We trust those we see in the media. You see, those who have the longest reach can bring in the most advertising dollars and therefore must have a wisdom the rest of us lack. The cult of celebrity is perhaps the truest cult of all. Don’t get me wrong, I like reading books by bestselling authors once in a while, and I like movies by talented directors and writers. The problem with the cult of celebrity that it often confuses fame with knowledge. If someone knows how to get you to pull your wallet out, they must know about all kinds of things, right? It stands to reason. A recent article in The Guardian features an interview with Ridley Scott. Forever in my mind typecast as the director of Blade Runner and Alien, I think of Scott as one who understands science fiction. He, of course, gave us a version of Exodus that many didn’t buy, and now that The Martian has been gaining attention, people are once again wondering what they might learn from the director.
Ironically, like the recently late David Bowie, Scott considers himself an agnostic. As the Guardian article says, that doesn’t stop him from having a lot to say about God. Catherine Shoard notes that religious questioning runs throughout Scott’s movies. The big issues, it seems, still matter. People will crowd to his movies and perhaps not even know that they were facing the questions that motivate people like Scott. Taking up such questions in the hopes of making a career out of it all is still not a wise choice, but if you can put it in fiction without people knowing it, you might become famous.

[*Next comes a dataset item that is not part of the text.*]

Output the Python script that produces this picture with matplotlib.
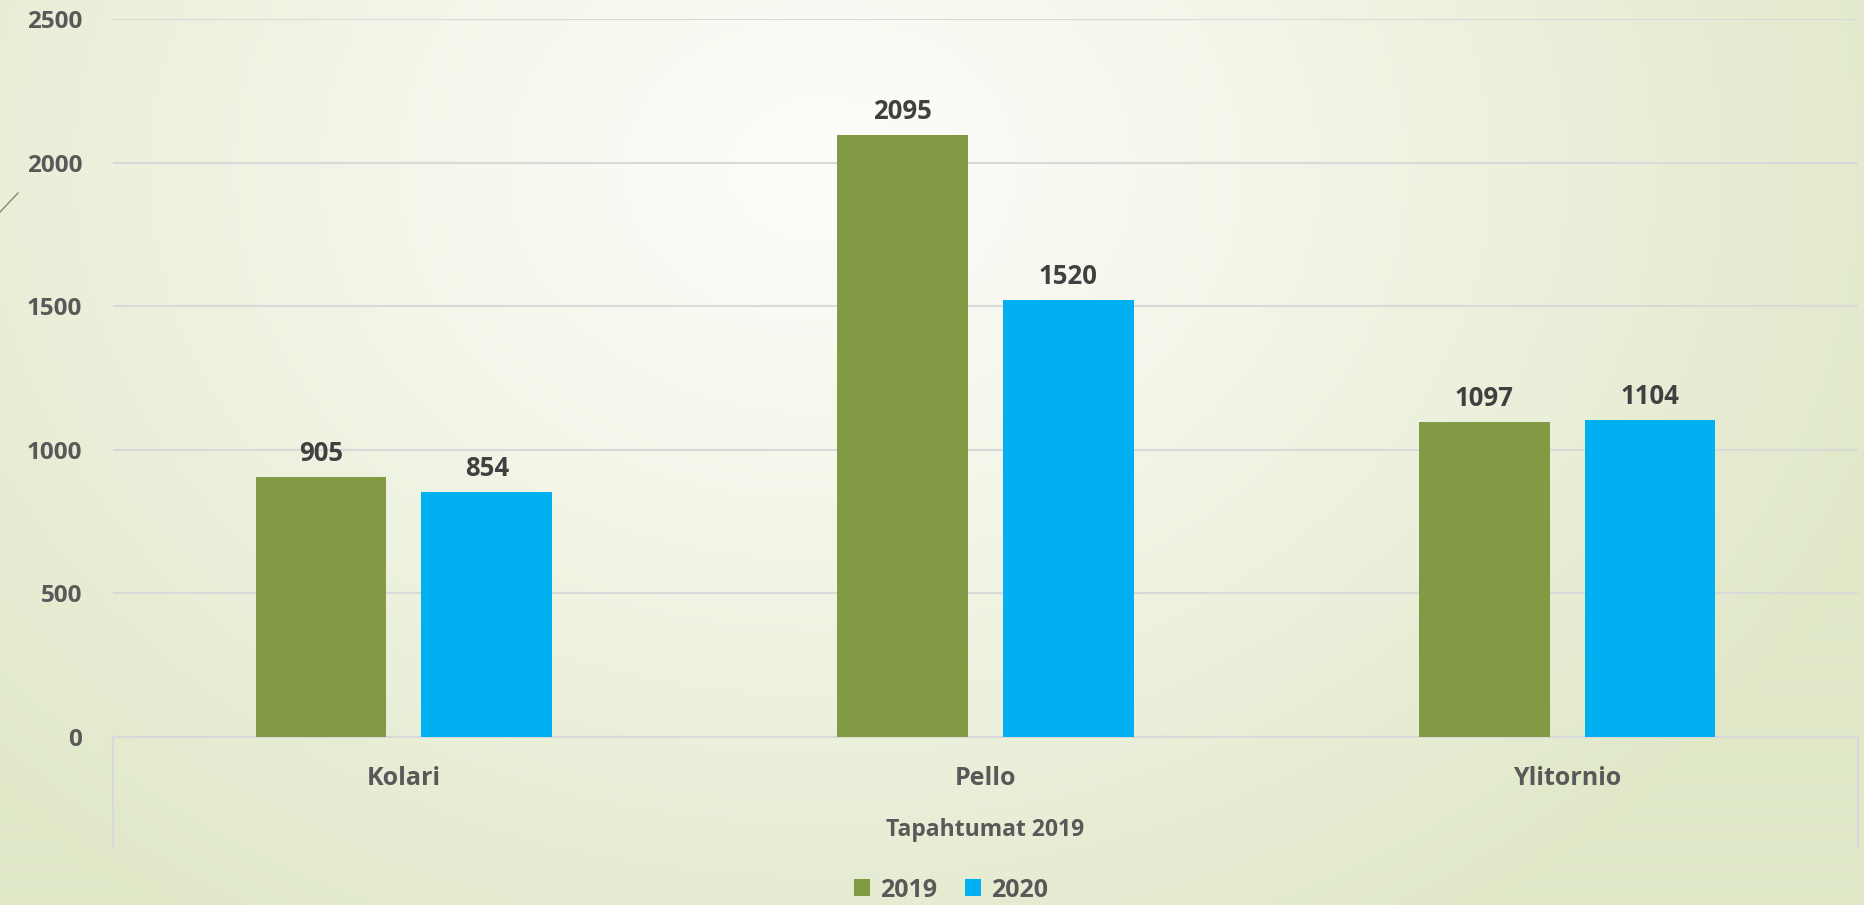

I’ve always been of the opinion that everyone is an expert when it comes to religion. Believer or not, everyone knows what to believe and is pretty certain about it. The people I find most fascinating in this mix are those who dare to question. While many doctrinaire religions call questioners “doubters” and suggest curiosity is some kind of sin, there are both religious and non who face the world with questions rather than answers. To me, this seems a more honest approach to things. The funny thing about this appreciation is that it is seldom reciprocal. Of course, people might be interested if I’d directed a block-buster movie or if I were a star. Until that happens, I’m an expert just like everybody else.